Il drappo rosso

Sbaglierò, ma ho la tragica impressione che l’attuale dirigenza dell’Iran desideri, esplicitamente, che Israele intraprenda un’azione militare volta a neutralizzarne la potenziale minaccia nucleare. Tutti i segnali della propaganda di regime mi sembra vadano in questa direzione. Non solo, infatti, il programma atomico procede a pieno volume, senza neanche bisogno di alcuna negazione, finzione o cautela, e non solo le minacce e le invettive contro il “nemico sionista” (“cancro da estirpare” al più presto, secondo il Presidente Ahmadinejad), diventano, di giorno in giorno, sempre più forti e martellanti, ma quel che mi pare particolarmente significativo è il modo in cui, in molte pubbliche dichiarazioni, diversi esponenti del regime hanno commentato l’eventualità di una possibile aggressione da parte dello Stato ebraico. Il giudizio più ricorrente, a questo proposito, è che si tratterebbe di un bluff, in quanto Israele non avrebbe le capacità militari per osare un’operazione così rischiosa e impegnativa. Applicando ai rapporti tra stati gli stessi criteri di interpretazione valevoli per i litigi fra adolescenti rissosi, queste parole sembrano assumere il chiaro, primitivo significato di una sfida. L’Iran potrebbe dire, con spirito pacificatore: “Israele non ha ragione di farlo, perché non lo minacciamo”; oppure, potrebbe dire, con tono aggressivo e minaccioso: “non gli conviene farlo, perché lo distruggeremmo”. In entrambi i casi, queste parole, tra ragazzini, equivalgono a un’implicita richiesta di tregua, di non belligeranza: “dài, andiamo a casa a fare i compiti, domani se ne parla”. Le parole “vediamo se ne sei capace”, invece, hanno un altro sapore. Chi le riceve, è invitato a dimostrare di essere “un uomo”. Se non raccoglie la sfida, non solo è disonorato davanti a tutta la classe, ma il suo antagonista ha ormai acquisito la prova certificata di essere il più forte, e ne terrà conto alla prima occasione utile, probabilmente subito, o comunque molto presto.

Logiche da ragazzini, certo. Non vanno applicate alla dirigenza iraniana, i cui componenti non sono dei ragazzini, ma qualcosa di molto peggio. E quanto a Israele, neanche il più intransigente critico dell’attuale governo, spero, potrà credere che esso possa cadere per ingenuità in una così evidente provocazione, precipitando il Paese e la ragione in una terribile tragedia per un meccanismo di mero bullismo politico. Resta il fatto, però, che Teheran continua a sventolare il drappo rosso davanti al suo toro, brandendo dietro la schiena (e facendola intravedere) la sua muleta nucleare. Sugli spalti, una folla eccitata (che, forse, dopo anni di attesa, comincia anche a dare i primi segni di noia: “ma insomma, questa benedetta guerra, volete farla, sì o no?”), ben simboleggiata dall’adunata dei 120 Paesi non allineati convenuti, in questi giorni, a Teheran (a fugare ogni equivoco, se mai ce ne fosse bisogno, riguardo alle simpatie della maggioranza del mondo nei confronti di Israele).

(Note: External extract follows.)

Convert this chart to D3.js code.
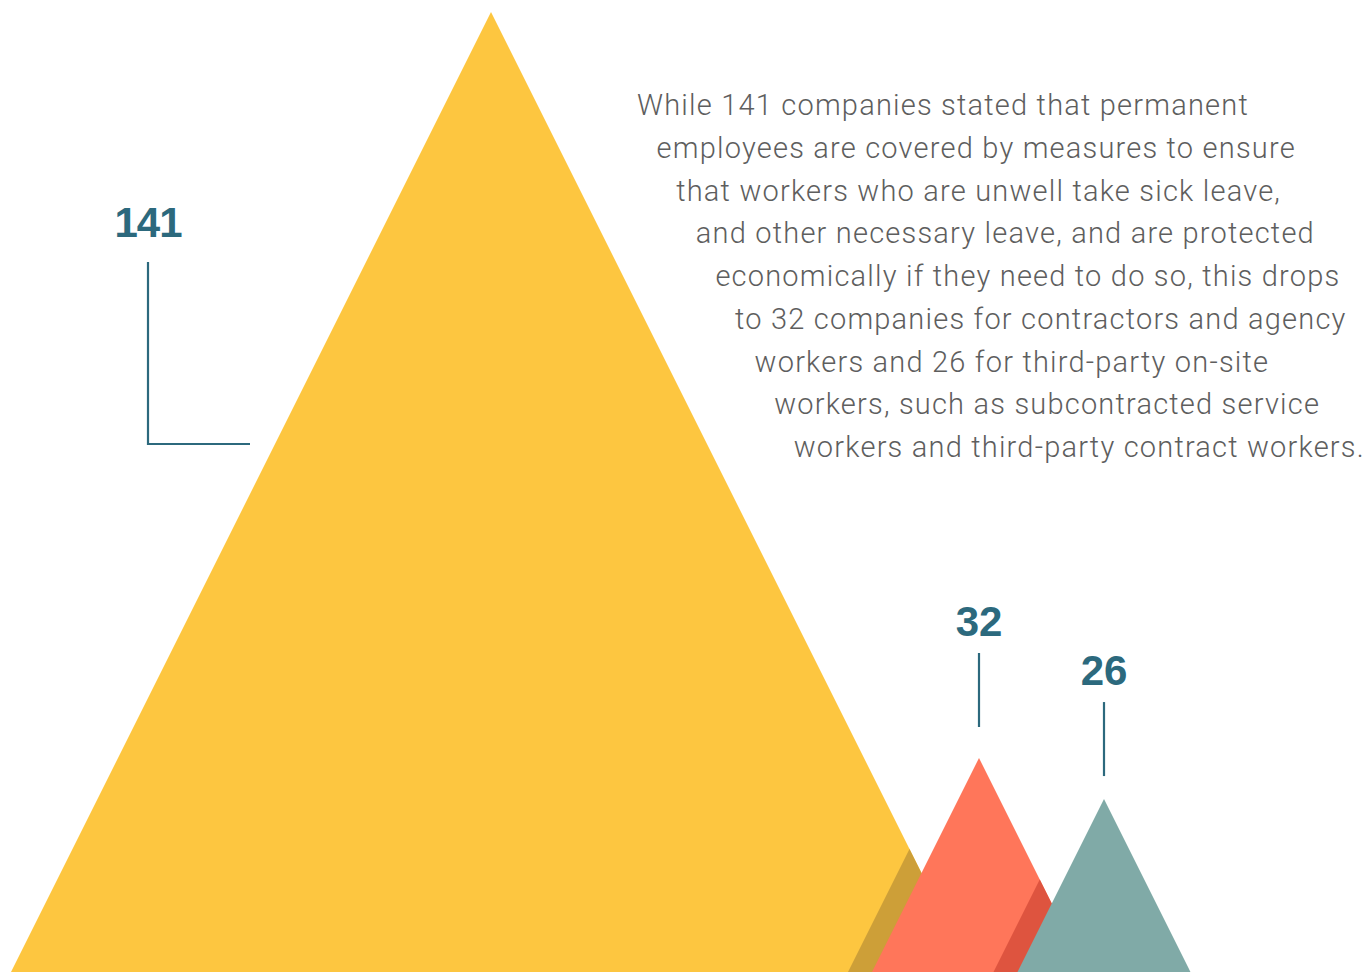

Che deve fare Israele? Come ho già avuto modo di dire, la grave responsabilità di ogni scelta (e anche il non intervenire, come in molti paiono dimenticare, è una scelta) compete al legittimo governo del Paese, sotto il vigile controllo e l’attento giudizio del Parlamento, dell’opinione pubblica, della libera stampa, della Corte Suprema, del Presidente dello Stato, delle Autorità civili e religiose. Al di là di tutte le legittime differenze di opinione, nessuno, credo, vuole che il Paese si comporti da toro o da ragazzino, e nessuno crede che si possa rimanere inerti di fronte alla minaccia di un nuovo Olocausto. Quanto agli amici di Israele, fuori dai confini dello Stato, ritengo che il loro compito sia quello di manifestare al Paese minacciato, in ogni modo, la propria solidarietà. Non “senza se e senza ma” (espressione forse abusata, e comunque discutibile), ma, diciamo, col cuore e con la mente. Chi davvero voglia evitare una guerra, si impegni, in tutti i modi possibili, per disinnescare la minaccia iraniana. Secondo me, è l’unico modo giusto per farlo. Chiedere al governo israeliano pubbliche assicurazioni contro un possibile uso della forza, non mi sembra la scelta migliore.